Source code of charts
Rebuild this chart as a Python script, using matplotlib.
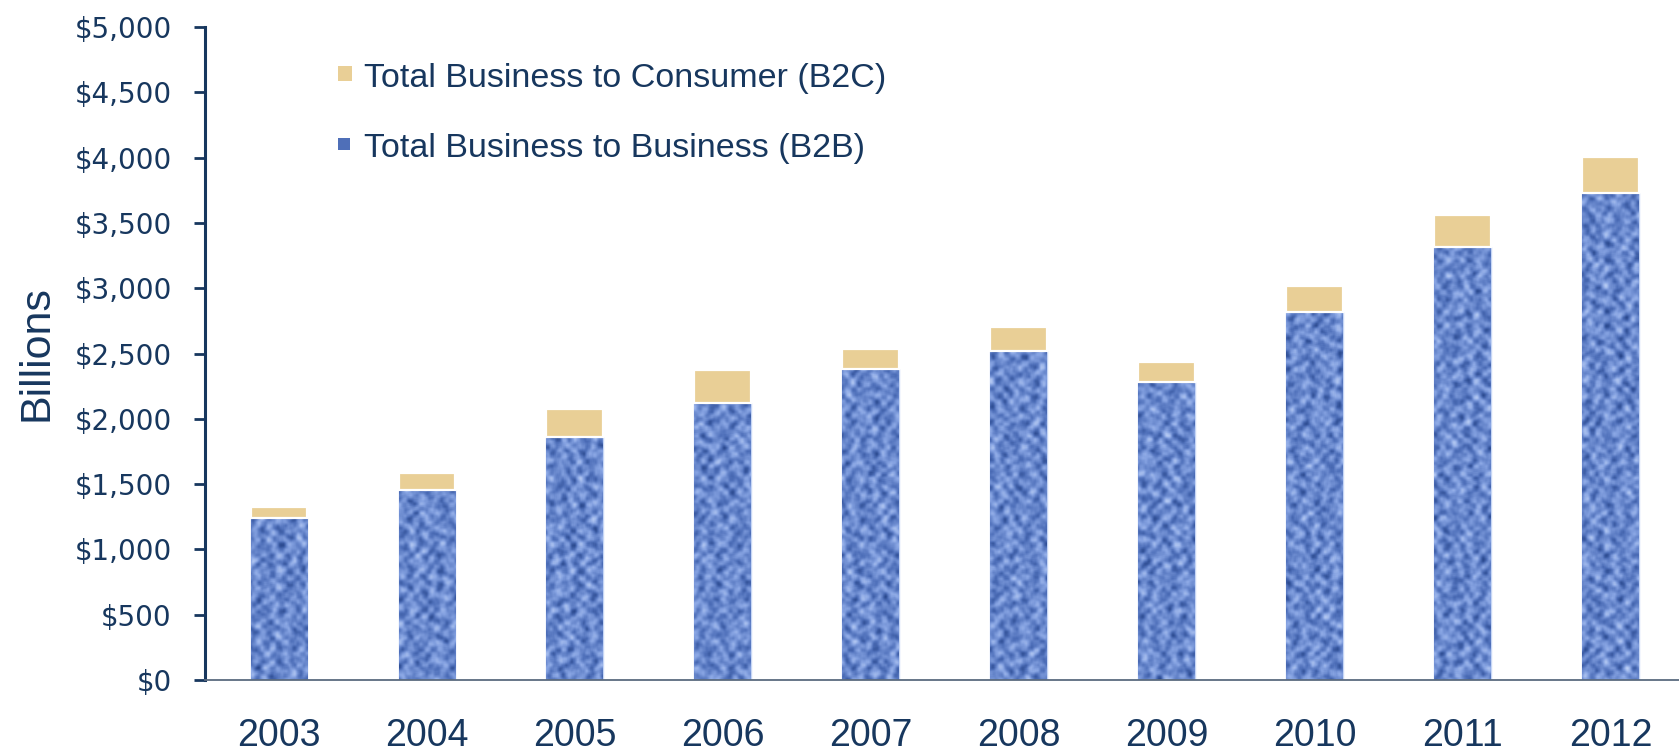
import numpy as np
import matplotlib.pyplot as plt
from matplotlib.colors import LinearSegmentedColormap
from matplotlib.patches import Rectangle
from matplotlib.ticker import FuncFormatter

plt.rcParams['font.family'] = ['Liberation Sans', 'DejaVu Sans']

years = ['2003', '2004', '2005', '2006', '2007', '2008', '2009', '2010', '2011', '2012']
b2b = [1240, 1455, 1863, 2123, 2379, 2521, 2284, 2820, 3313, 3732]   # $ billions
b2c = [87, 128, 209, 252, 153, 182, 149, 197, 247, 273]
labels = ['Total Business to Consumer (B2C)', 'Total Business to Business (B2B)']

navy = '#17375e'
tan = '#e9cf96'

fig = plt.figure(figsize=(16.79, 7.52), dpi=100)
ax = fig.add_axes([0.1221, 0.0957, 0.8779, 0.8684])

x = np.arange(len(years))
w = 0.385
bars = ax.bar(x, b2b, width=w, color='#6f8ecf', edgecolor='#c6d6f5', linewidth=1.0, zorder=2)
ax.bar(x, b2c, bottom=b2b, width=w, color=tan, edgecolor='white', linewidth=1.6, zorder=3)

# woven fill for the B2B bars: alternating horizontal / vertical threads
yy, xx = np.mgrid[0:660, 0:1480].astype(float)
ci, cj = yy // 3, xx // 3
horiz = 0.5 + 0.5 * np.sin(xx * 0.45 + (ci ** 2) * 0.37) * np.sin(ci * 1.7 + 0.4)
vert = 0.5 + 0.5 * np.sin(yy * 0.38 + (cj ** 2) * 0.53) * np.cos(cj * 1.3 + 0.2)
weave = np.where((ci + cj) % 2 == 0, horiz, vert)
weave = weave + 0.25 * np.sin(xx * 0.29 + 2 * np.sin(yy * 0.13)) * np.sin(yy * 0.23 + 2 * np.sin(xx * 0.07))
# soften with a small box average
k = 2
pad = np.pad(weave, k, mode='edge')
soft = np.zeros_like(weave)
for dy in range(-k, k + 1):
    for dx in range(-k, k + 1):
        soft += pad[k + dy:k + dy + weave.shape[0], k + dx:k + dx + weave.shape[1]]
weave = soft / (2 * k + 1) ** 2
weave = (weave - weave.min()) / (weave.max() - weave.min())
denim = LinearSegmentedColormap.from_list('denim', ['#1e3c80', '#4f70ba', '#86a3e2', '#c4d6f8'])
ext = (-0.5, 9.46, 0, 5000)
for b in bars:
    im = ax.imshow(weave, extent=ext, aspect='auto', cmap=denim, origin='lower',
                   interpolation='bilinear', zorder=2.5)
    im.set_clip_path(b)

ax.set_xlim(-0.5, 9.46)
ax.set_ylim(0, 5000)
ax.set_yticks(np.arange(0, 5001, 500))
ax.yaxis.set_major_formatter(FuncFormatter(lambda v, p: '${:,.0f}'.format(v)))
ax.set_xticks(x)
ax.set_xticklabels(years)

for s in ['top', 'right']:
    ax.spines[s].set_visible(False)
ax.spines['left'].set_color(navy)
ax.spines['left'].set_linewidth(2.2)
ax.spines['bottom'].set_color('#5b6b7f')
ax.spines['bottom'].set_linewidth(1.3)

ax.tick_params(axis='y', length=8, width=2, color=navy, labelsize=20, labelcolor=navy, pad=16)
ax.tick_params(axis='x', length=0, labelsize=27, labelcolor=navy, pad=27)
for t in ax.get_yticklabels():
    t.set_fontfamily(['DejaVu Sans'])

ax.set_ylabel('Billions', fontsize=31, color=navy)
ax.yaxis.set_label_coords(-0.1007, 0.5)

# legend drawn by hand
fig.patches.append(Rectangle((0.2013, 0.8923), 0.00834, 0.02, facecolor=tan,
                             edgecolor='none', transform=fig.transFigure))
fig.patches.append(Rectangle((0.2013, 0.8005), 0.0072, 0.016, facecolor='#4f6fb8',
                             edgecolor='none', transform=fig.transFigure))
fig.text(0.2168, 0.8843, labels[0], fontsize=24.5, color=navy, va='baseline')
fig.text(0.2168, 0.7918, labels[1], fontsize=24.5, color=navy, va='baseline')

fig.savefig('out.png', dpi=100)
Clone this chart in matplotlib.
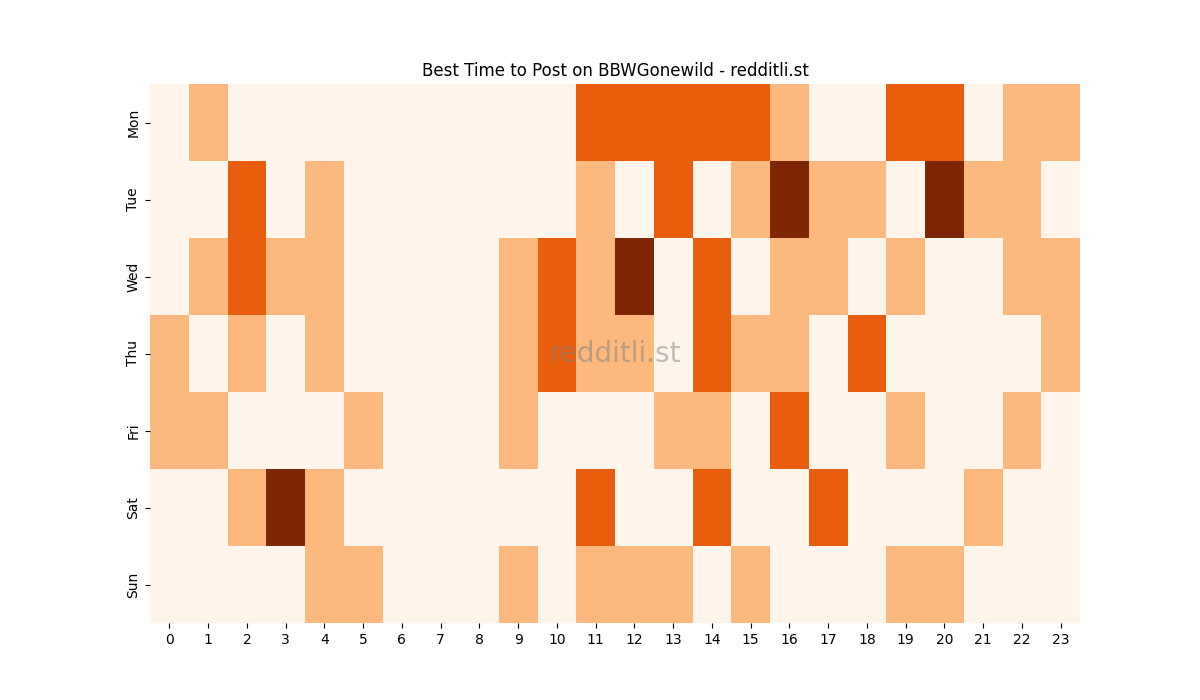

> [AIM OF THE EXERCISE]
Give again, please, precisely the lines that begin the records and run through the line with "plt.rcParams['font.family'] = ['Liberation" in it, keeping both end lines and dropping any pictures.

> [EXERCISE OUTPUT]
Rebuild this chart as a Python script, using matplotlib.
import numpy as np
import matplotlib.pyplot as plt
from matplotlib.colors import LinearSegmentedColormap
from matplotlib.patches import Rectangle
from matplotlib.ticker import FuncFormatter

plt.rcParams['font.family'] = ['Liberation Sans', 'DejaVu Sans']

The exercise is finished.